Lastly, the solver has 3 solver modes.

SolveOne is the mode that seeks to find the first solution available. SolveAtLeastOne is the mode that will continue to find more solution until more than one solution is found or the maximum iterations allowed is reached. This useful as can be seen later in the Generator section for testing whether there is a unique solution to a particular Sudoku puzzle. SolveAll as the name suggests will keep looking for as many solutions as maxiumum iterations will allow or when all possible moves are exhausted. The return logic for each of these states are shown here.

Generator

Generating a full grid

To create a Sudoku puzzle, we first start with a full grid where all the numbers are filled. This is generated using the createFullGrid function here. It fills the cells one by one in sequential order (instead of randomly selecting a cell each time). The backtracking algorithm is also used here to allow the generation to continue should an invalid state is reached.

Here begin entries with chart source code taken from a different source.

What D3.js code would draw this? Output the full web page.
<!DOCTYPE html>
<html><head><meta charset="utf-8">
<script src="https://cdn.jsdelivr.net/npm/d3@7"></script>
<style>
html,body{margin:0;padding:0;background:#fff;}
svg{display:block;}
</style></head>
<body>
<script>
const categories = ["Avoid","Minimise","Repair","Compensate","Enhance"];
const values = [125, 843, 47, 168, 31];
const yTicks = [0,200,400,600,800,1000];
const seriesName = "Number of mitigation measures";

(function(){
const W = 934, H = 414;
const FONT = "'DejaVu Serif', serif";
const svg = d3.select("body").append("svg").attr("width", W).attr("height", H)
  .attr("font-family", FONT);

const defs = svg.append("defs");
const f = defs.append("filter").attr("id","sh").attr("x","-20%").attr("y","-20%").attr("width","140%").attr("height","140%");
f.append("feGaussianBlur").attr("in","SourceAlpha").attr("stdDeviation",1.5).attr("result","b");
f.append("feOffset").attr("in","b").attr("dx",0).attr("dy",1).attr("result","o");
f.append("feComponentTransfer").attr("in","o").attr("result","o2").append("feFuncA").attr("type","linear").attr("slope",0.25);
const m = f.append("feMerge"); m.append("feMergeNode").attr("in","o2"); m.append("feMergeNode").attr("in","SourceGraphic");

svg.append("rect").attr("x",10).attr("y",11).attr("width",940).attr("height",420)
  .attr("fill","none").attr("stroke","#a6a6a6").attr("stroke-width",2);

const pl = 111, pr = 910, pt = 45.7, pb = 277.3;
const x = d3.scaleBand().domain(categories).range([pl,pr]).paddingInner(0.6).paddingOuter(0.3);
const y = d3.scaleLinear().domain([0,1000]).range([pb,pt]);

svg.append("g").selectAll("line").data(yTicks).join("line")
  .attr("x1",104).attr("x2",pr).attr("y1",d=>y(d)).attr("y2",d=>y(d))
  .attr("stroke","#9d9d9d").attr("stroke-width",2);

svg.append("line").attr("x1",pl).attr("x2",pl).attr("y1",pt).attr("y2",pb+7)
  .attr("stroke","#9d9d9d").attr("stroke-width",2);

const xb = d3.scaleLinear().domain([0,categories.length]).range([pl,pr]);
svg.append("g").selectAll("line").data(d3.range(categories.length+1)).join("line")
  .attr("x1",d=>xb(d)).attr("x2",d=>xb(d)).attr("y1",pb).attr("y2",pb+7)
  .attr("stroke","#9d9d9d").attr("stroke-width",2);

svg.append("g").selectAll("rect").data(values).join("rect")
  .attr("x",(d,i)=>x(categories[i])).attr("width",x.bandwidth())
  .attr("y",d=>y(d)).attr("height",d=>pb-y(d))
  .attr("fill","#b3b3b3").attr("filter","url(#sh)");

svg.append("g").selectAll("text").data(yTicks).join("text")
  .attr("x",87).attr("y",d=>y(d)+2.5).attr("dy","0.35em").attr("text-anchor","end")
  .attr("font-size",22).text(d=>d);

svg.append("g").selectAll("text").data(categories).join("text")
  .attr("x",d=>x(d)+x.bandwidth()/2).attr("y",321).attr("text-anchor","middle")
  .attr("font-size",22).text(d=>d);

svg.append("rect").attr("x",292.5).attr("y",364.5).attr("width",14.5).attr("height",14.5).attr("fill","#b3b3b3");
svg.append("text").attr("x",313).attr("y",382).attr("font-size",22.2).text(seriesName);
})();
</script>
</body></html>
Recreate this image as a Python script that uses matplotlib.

The cells are filled in sequentially in row-major order because it allows the cell to be filled to take advantage of the information from numbers in the same row/column/block. If a random cell is selected each time, then the selected cell might be one where there are no other filled cells in the same row/column/block and no information to inform the choice of number to fill.

Generating a Sudoku puzzle

An important thing about a Sudoku puzzle is that it should have a unique solution. However this is not guaranteed if you simply remove a bunch cells from a full grid at random.

To ensure that the puzzle has a unique solution, the createPuzzle function removes cells one-by-one. With each removal, the solver is used to solve the puzzle in SolveAtLeastOne mode. This ensures that the puzzle still has a unique solution with the removal of that cell (at least up to the maximum iterations limit). You keep repeating this remove-and-solve step until you reach the minimum number of clues desired (see the minClues parameter) or if there is no other way to remove more cells.

Note that it is not guaranteed that the final puzzle generated will only have minClues clues. Also it is not always that the generation will succeed there is a certain level of randomness involved as the way the cells are removed may not result in a uniquely solvable puzzle. For example, although I had set minClues to 17, the final puzzle that resulted was one with 25 clues.

Results

The results of a sample generation of the Sudoku puzzle and its solution is shown below.

Solving puzzle with 25 clues...
Correct answer found.
Puzzle
============
000 | 305 | 700
000 | 000 | 058
080 | 060 | 003
---------------
060 | 053 | 000
500 | 410 | 000
004 | 800 | 000
---------------
100 | 000 | 279
006 | 000 | 100
800 | 009 | 006
---------------
Solution
============
491 | 385 | 762
637 | 921 | 458
285 | 764 | 913
---------------
769 | 253 | 841
528 | 416 | 397
314 | 897 | 625
---------------
153 | 648 | 279
976 | 532 | 184
842 | 179 | 536
---------------

Conclusion

It was fun learning about and implementing the backtracking algorithm as well as satisfying to finally peek behind the scenes of the game I’ve played so often. I also enjoyed being able to practice Functional Programming.